■ **Your instructions**
For the copy, please give all of the data again exactly and leave the pictures out.

>> Start Information shown

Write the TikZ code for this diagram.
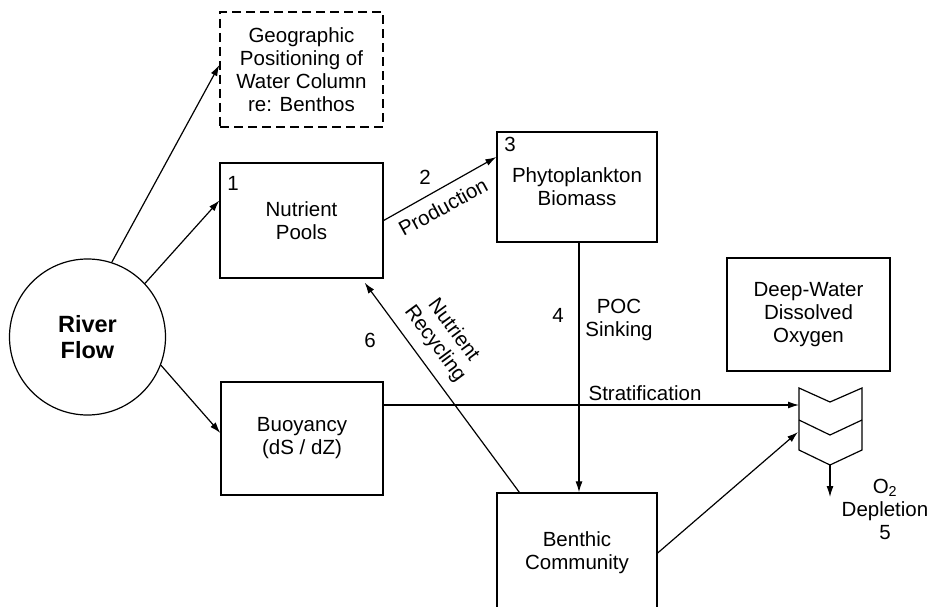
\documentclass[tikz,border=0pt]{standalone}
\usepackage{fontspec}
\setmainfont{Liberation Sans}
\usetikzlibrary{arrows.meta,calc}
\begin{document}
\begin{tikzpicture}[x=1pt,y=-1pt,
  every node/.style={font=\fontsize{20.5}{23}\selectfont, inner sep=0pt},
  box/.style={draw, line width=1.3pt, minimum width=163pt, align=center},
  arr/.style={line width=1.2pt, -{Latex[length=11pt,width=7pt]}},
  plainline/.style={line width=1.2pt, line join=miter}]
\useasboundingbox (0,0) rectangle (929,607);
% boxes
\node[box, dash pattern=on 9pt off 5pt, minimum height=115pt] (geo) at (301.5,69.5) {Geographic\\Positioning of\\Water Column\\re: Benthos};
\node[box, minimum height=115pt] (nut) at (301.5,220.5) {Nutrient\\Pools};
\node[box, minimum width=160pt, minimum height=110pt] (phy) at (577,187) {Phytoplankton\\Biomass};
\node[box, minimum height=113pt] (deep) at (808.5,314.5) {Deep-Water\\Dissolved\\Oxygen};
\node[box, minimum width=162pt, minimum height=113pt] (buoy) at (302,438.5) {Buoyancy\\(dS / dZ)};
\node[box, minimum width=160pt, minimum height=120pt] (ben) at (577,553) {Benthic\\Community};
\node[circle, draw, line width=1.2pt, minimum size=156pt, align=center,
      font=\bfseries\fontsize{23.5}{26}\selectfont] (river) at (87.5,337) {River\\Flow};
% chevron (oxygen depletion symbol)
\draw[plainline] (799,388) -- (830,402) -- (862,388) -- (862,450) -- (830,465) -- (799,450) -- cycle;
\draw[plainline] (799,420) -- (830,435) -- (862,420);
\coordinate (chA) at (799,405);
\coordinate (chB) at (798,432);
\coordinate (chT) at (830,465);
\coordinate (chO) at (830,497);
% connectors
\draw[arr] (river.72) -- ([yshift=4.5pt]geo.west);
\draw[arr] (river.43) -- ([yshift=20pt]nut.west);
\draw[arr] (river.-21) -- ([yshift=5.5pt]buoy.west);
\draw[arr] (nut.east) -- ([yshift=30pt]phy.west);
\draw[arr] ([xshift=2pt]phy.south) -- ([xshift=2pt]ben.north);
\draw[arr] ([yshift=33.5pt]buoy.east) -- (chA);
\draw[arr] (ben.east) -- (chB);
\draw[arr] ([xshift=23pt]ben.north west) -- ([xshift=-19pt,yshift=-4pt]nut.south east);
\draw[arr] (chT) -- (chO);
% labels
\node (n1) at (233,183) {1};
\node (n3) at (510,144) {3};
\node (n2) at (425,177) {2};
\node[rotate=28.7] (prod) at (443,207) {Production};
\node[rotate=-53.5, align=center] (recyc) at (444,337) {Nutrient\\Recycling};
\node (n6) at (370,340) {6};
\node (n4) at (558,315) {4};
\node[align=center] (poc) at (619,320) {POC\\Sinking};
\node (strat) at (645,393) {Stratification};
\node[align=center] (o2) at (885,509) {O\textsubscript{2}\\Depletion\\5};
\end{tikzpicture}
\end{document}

>> End Information shown

■ **Solved problem**
Write the TikZ code for this diagram.
\documentclass[tikz,border=0pt]{standalone}
\usepackage{fontspec}
\setmainfont{Liberation Sans}
\usetikzlibrary{arrows.meta,calc}
\begin{document}
\begin{tikzpicture}[x=1pt,y=-1pt,
  every node/.style={font=\fontsize{20.5}{23}\selectfont, inner sep=0pt},
  box/.style={draw, line width=1.3pt, minimum width=163pt, align=center},
  arr/.style={line width=1.2pt, -{Latex[length=11pt,width=7pt]}},
  plainline/.style={line width=1.2pt, line join=miter}]
\useasboundingbox (0,0) rectangle (929,607);
% boxes
\node[box, dash pattern=on 9pt off 5pt, minimum height=115pt] (geo) at (301.5,69.5) {Geographic\\Positioning of\\Water Column\\re: Benthos};
\node[box, minimum height=115pt] (nut) at (301.5,220.5) {Nutrient\\Pools};
\node[box, minimum width=160pt, minimum height=110pt] (phy) at (577,187) {Phytoplankton\\Biomass};
\node[box, minimum height=113pt] (deep) at (808.5,314.5) {Deep-Water\\Dissolved\\Oxygen};
\node[box, minimum width=162pt, minimum height=113pt] (buoy) at (302,438.5) {Buoyancy\\(dS / dZ)};
\node[box, minimum width=160pt, minimum height=120pt] (ben) at (577,553) {Benthic\\Community};
\node[circle, draw, line width=1.2pt, minimum size=156pt, align=center,
      font=\bfseries\fontsize{23.5}{26}\selectfont] (river) at (87.5,337) {River\\Flow};
% chevron (oxygen depletion symbol)
\draw[plainline] (799,388) -- (830,402) -- (862,388) -- (862,450) -- (830,465) -- (799,450) -- cycle;
\draw[plainline] (799,420) -- (830,435) -- (862,420);
\coordinate (chA) at (799,405);
\coordinate (chB) at (798,432);
\coordinate (chT) at (830,465);
\coordinate (chO) at (830,497);
% connectors
\draw[arr] (river.72) -- ([yshift=4.5pt]geo.west);
\draw[arr] (river.43) -- ([yshift=20pt]nut.west);
\draw[arr] (river.-21) -- ([yshift=5.5pt]buoy.west);
\draw[arr] (nut.east) -- ([yshift=30pt]phy.west);
\draw[arr] ([xshift=2pt]phy.south) -- ([xshift=2pt]ben.north);
\draw[arr] ([yshift=33.5pt]buoy.east) -- (chA);
\draw[arr] (ben.east) -- (chB);
\draw[arr] ([xshift=23pt]ben.north west) -- ([xshift=-19pt,yshift=-4pt]nut.south east);
\draw[arr] (chT) -- (chO);
% labels
\node (n1) at (233,183) {1};
\node (n3) at (510,144) {3};
\node (n2) at (425,177) {2};
\node[rotate=28.7] (prod) at (443,207) {Production};
\node[rotate=-53.5, align=center] (recyc) at (444,337) {Nutrient\\Recycling};
\node (n6) at (370,340) {6};
\node (n4) at (558,315) {4};
\node[align=center] (poc) at (619,320) {POC\\Sinking};
\node (strat) at (645,393) {Stratification};
\node[align=center] (o2) at (885,509) {O\textsubscript{2}\\Depletion\\5};
\end{tikzpicture}
\end{document}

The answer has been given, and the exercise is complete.